Hotel Review: The Ritz-Carlton Toronto brings luxury to the city
Posted on 12 July 2011 with no comments from readers
Before the opening of the Ritz Carlton earlier this year, and the Four Seasons, Toronto could not boast a luxury hotel in the top category. Remarkable really for the largest city in Canada with 4.6 million living besides the shores of Lake Ontario.
Still this is not the best time to be opening such a five-star hotel or two. Not far away from the Ritz-Carlton are the partly completed Trump and Shangri-La hotel towers that look as though construction has seriously slowed since the global financial crisis.
Boom-to-bust
That is always a problem. Hotels are conceived in booms and born in crises. You could say the same about the new Dubai International Financial Centre’s Ritz-Carlton, although that hotel has benefited form the pick up in Dubai tourism and trade this year.

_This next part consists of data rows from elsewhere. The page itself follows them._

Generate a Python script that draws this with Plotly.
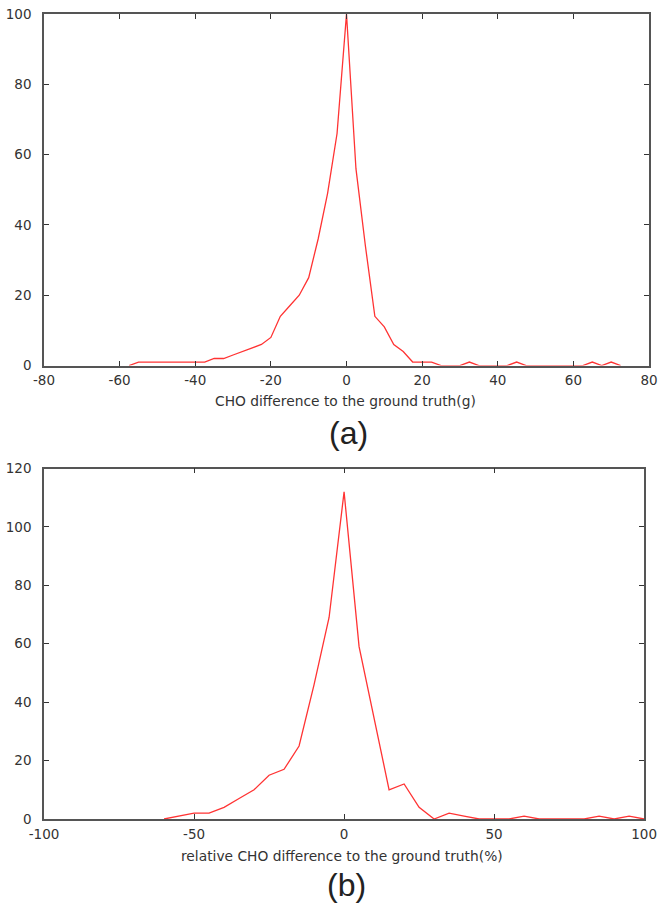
import plotly.graph_objects as go

# (a) absolute CHO difference histogram, bins of 2.5 g
diff_g = [-57.5, -55, -52.5, -50, -47.5, -45, -42.5, -40, -37.5, -35, -32.5, -30,
          -27.5, -25, -22.5, -20, -17.5, -15, -12.5, -10, -7.5, -5, -2.5, 0,
          2.5, 5, 7.5, 10, 12.5, 15, 17.5, 20, 22.5, 25, 27.5, 30, 32.5, 35,
          37.5, 40, 42.5, 45, 47.5, 50, 52.5, 55, 57.5, 60, 62.5, 65, 67.5, 70, 72.5]
count_g = [0, 1, 1, 1, 1, 1, 1, 1, 1, 2, 2, 3,
           4, 5, 6, 8, 14, 17, 20, 25, 36, 49, 66, 100,
           56, 34, 14, 11, 6, 4, 1, 1, 1, 0, 0, 0, 1, 0,
           0, 0, 0, 1, 0, 0, 0, 0, 0, 0, 0, 1, 0, 1, 0]

# (b) relative CHO difference histogram, bins of 5 %
diff_pct = [-60, -55, -50, -45, -40, -35, -30, -25, -20, -15, -10, -5, 0,
            5, 10, 15, 20, 25, 30, 35, 40, 45, 50, 55, 60, 65, 70, 75, 80,
            85, 90, 95, 100]
count_pct = [0, 1, 2, 2, 4, 7, 10, 15, 17, 25, 46, 69, 112,
             59, 34, 10, 12, 4, 0, 2, 1, 0, 0, 0, 1, 0, 0, 0, 0,
             1, 0, 1, 0]

ticks_a = [-80, -60, -40, -20, 0, 20, 40, 60, 80]
ticks_b = [-100, -50, 0, 50, 100]

fig = go.Figure()
fig.add_trace(go.Scatter(x=diff_g, y=count_g, mode="lines",
                         line=dict(color="#ff3333", width=1.3),
                         xaxis="x", yaxis="y", showlegend=False))
fig.add_trace(go.Scatter(x=diff_pct, y=count_pct, mode="lines",
                         line=dict(color="#ff3333", width=1.3),
                         xaxis="x2", yaxis="y2", showlegend=False))

axis_style = dict(showline=True, linecolor="#555555", linewidth=1.5,
                  mirror="allticks", ticks="inside", ticklen=5,
                  tickcolor="#333333", tickwidth=1,
                  showgrid=False, zeroline=False,
                  tickfont=dict(family="DejaVu Sans", size=13.5, color="#333333"))

# plain hyphen minus signs like the original gnuplot labels
fig.update_layout(
    width=668, height=906,
    margin=dict(l=35, r=11, t=6, b=87),
    paper_bgcolor="white", plot_bgcolor="white",
    xaxis=dict(domain=[0, 1], range=[-80, 80], tickvals=ticks_a,
               ticktext=[str(t) for t in ticks_a],
               anchor="y", ticklabelstandoff=2, **axis_style),
    yaxis=dict(domain=[0.5633, 1], range=[0, 100], dtick=20,
               anchor="x", ticklabelstandoff=8, **axis_style),
    xaxis2=dict(domain=[0, 0.992], range=[-100, 100], tickvals=ticks_b,
                ticktext=[str(t) for t in ticks_b],
                anchor="y2", ticklabelstandoff=2, **axis_style),
    yaxis2=dict(domain=[0, 0.4354], range=[0, 120], dtick=20,
                anchor="x2", ticklabelstandoff=8, **axis_style),
)

# axis labels and panel captions
label_font = dict(family="DejaVu Sans", size=13.8, color="#333333")
caption_font = dict(family="Liberation Sans", size=32, color="#222222")
fig.add_annotation(text="CHO difference to the ground truth(g)", x=0.498, y=0.519,
                   xref="paper", yref="paper", yanchor="middle",
                   showarrow=False, font=label_font)
fig.add_annotation(text="(a)", x=0.503, y=0.4797, xref="paper", yref="paper",
                   yanchor="middle", showarrow=False, font=caption_font)
fig.add_annotation(text="relative CHO difference to the ground truth(%)", x=0.493, y=-0.046,
                   xref="paper", yref="paper", yanchor="middle",
                   showarrow=False, font=label_font)
fig.add_annotation(text="(b)", x=0.5, y=-0.082, xref="paper", yref="paper",
                   yanchor="middle", showarrow=False, font=caption_font)

# drop the default page margin so the figure sits at the window's corner
fig.write_html("out.html", config={"displayModeBar": False},
               post_script="document.body.style.margin='0';")
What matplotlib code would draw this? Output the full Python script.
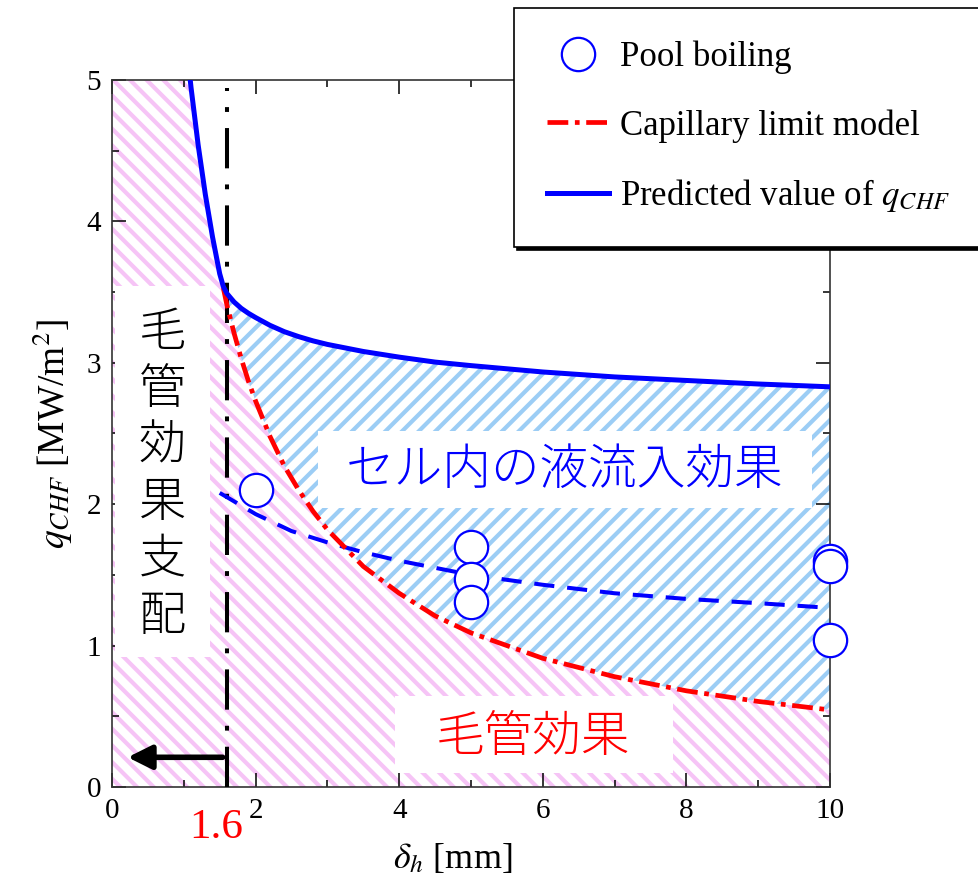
import numpy as np
import matplotlib.pyplot as plt
from matplotlib.patches import Rectangle

plt.rcParams['font.family'] = ['Liberation Serif', 'Noto Sans CJK JP']
plt.rcParams['mathtext.fontset'] = 'stix'
plt.rcParams['hatch.linewidth'] = 3.0

# capillary limit model (steep part hidden under the predicted line)
dh_steep = [1.05, 1.1, 1.2, 1.3, 1.4, 1.5]
q_steep = [5.19, 4.95, 4.54, 4.19, 3.89, 3.63]

dh = [1.55, 1.6, 1.7, 1.8, 1.9, 2.0, 2.2, 2.4, 2.6, 2.8, 3.0, 3.5, 4.0, 4.5,
      5.0, 6.0, 7.0, 8.0, 9.0, 10.0]
q_cap = [3.53, 3.41, 3.21, 3.03, 2.87, 2.73, 2.48, 2.27, 2.10, 1.95, 1.82, 1.56, 1.37, 1.21,
         1.09, 0.91, 0.78, 0.68, 0.605, 0.545]
q_pred = [3.54, 3.49, 3.43, 3.385, 3.35, 3.32, 3.265, 3.22, 3.185, 3.155, 3.13, 3.08, 3.04, 3.005,
          2.98, 2.935, 2.90, 2.875, 2.85, 2.83]

# dashed blue line
dh_wall = [1.5, 2.0, 2.5, 3.0, 3.5, 4.0, 5.0, 6.0, 7.0, 8.0, 9.0, 9.9]
q_wall = [2.08, 1.93, 1.81, 1.73, 1.66, 1.60, 1.50, 1.43, 1.37, 1.33, 1.30, 1.27]

# pool boiling experiments
pool_dh = [2, 5, 5, 5, 10, 10, 10]
pool_q = [2.10, 1.70, 1.47, 1.31, 1.60, 1.56, 1.04]

dh_limit = 1.6

fig = plt.figure(figsize=(9.79, 8.8), dpi=100)
ax = fig.add_axes([0.1144, 0.1057, 0.7334, 0.8034])

pink = '#f6c4f6'
lblue = '#9ccdf5'

# hatched regions
x_pink = [0] + dh_steep + dh
y_pink = [q_steep[0]] + q_steep + q_cap
ax.fill_between(x_pink, 0, y_pink, facecolor='none', edgecolor=pink,
                hatch='\\\\', linewidth=0, zorder=1)
ax.fill_between(dh, q_cap, q_pred, facecolor='none', edgecolor=lblue,
                hatch='//', linewidth=0, zorder=1)

# white boxes behind the annotations
for x0, y0, w, h in [(0.04, 0.92, 1.33, 2.62), (2.87, 1.97, 6.88, 0.55), (3.94, 0.10, 3.87, 0.54)]:
    ax.add_patch(Rectangle((x0, y0), w, h, facecolor='white', edgecolor='none', zorder=2))

jp = ['Noto Sans CJK JP', 'DejaVu Sans']
ax.text(0.70, 2.21, '\n'.join('毛管効果支配'), family=jp, fontsize=34, ha='center', va='center',
        linespacing=1.21, fontweight='light', zorder=3)
ax.text(6.3, 2.24, 'セル内の液流入効果', family=jp, fontsize=35, color='#0000ff',
        ha='center', va='center', fontweight='light', zorder=3)
ax.text(5.87, 0.35, '毛管効果', family=jp, fontsize=35, color='#ff0000',
        ha='center', va='center', fontweight='light', zorder=3)

# lines
ax.plot([dh_limit, dh_limit], [0, 4.94], color='k', lw=2.9, dashes=(10, 4, 1.2, 4), zorder=4)
ax.plot(dh_wall, q_wall, color='#0000ff', lw=2.9, dashes=(5, 3.2), zorder=4)
l_cap, = ax.plot(dh, q_cap, color='#ff0000', lw=3.4, dashes=(4.4, 1.4, 1, 1.4), zorder=4,
                 label='Capillary limit model')
l_pred, = ax.plot(dh_steep + dh, q_steep + q_pred, color='#0000ff', lw=3.6, zorder=5,
                  label='Predicted value of $q_{CHF}$')
l_pool, = ax.plot(pool_dh, pool_q, 'o', ms=24, mfc='white', mec='#0000ff', mew=1.6,
                  clip_on=False, zorder=6, label='Pool boiling')

ax.annotate('', xy=(0.18, 0.21), xytext=(1.58, 0.21),
            arrowprops=dict(arrowstyle='-|>', color='k', lw=4, mutation_scale=36), zorder=4)

ax.set_xlim(0, 10)
ax.set_ylim(0, 5)
ax.set_xticks([0, 2, 4, 6, 8, 10])
ax.set_xticks(np.arange(1, 10, 2), minor=True)
ax.set_yticks([0, 1, 2, 3, 4, 5])
ax.set_yticks(np.arange(0.5, 5, 1), minor=True)
ax.tick_params(which='both', direction='in', top=True, right=True, labelsize=21, width=1.1)
ax.tick_params(which='major', length=10, pad=8)
ax.tick_params(which='minor', length=5)
for s in ax.spines.values():
    s.set_linewidth(1.2)
    s.set_color('#333333')

ax.set_xlabel(r'$\delta_h$ [mm]', fontsize=26)
ax.xaxis.set_label_coords(0.474, -0.078)
ax.set_ylabel(r'$q_{CHF}$ [MW/m$^2$]', fontsize=27, labelpad=8)

ax.text(1.45, -0.29, '1.6', color='#ff0000', fontsize=31, ha='center', va='center', clip_on=False)

leg = fig.legend(handles=[l_pool, l_cap, l_pred], loc='upper left',
                 bbox_to_anchor=(0.525, 0.991), borderaxespad=0, fontsize=25, numpoints=1,
                 fancybox=False, shadow={'color': 'k', 'alpha': 1}, framealpha=1,
                 edgecolor='k', handlelength=1.8, handletextpad=0.3,
                 labelspacing=1.0, borderpad=0.95)
leg.get_frame().set_linewidth(1.2)
leg.set_zorder(10)

fig.savefig('out.png', dpi=100)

The Ritz-Carlton Toronto is a 53-storey building with a hotel on the first 20 floors and 159 serviced apartments for the remainder. Apparently 30 per cent of the apartments are still unsold after five years.
For the best of the 267 rooms choose a club floor with a Lake Ontario view. You have a pinkish-white marble bathroom with a TV concealed in the mirror; all the usual amenities, large-screen LCD TV, Nespresso machine, Bose i-Pod dock, free Wi-Fi, complementary pressing for two garments a day and the club lounge.
ArabianMoney always likes the club lounge on business trips. There is not only a desk to work from but a comfortable place to sit and read the paper, and the constant procession of snack presentations from the chef and complementary beverages.
If you wanted to eat lightly then all you require is in the club, and it never gets boring. The hotel does also have an excellent restaurant on the ground floor, an outside terrace and a $250,000 cheese cave.
Service standards
The spa is highly rated as one of the best in the city and you can work out in the large gym and swim in the indoor pool. However, the greatest charm of the Ritz-Carlton as always is its superb levels of service, and in North American there is quite a lot of competition in service standards.
A request for help with a tour to visit Niagara Falls brought forward the best from Hanut Bal at the concierge desk that did not make any charge for this assistance. In the club any slight mention of something missing and it quickly appeared.
Then you have arguably the finest location in the city. Just minutes walk from the seafront and downtown and less than half an hour from the city airport. You have Toronto at your feet.
The hotel lobby and general interior decor is also to the highest standards of modern design but that would mean nothing if you were not just so well looked after. We think Toronto will soon be wondering how it managed so long without the Ritz.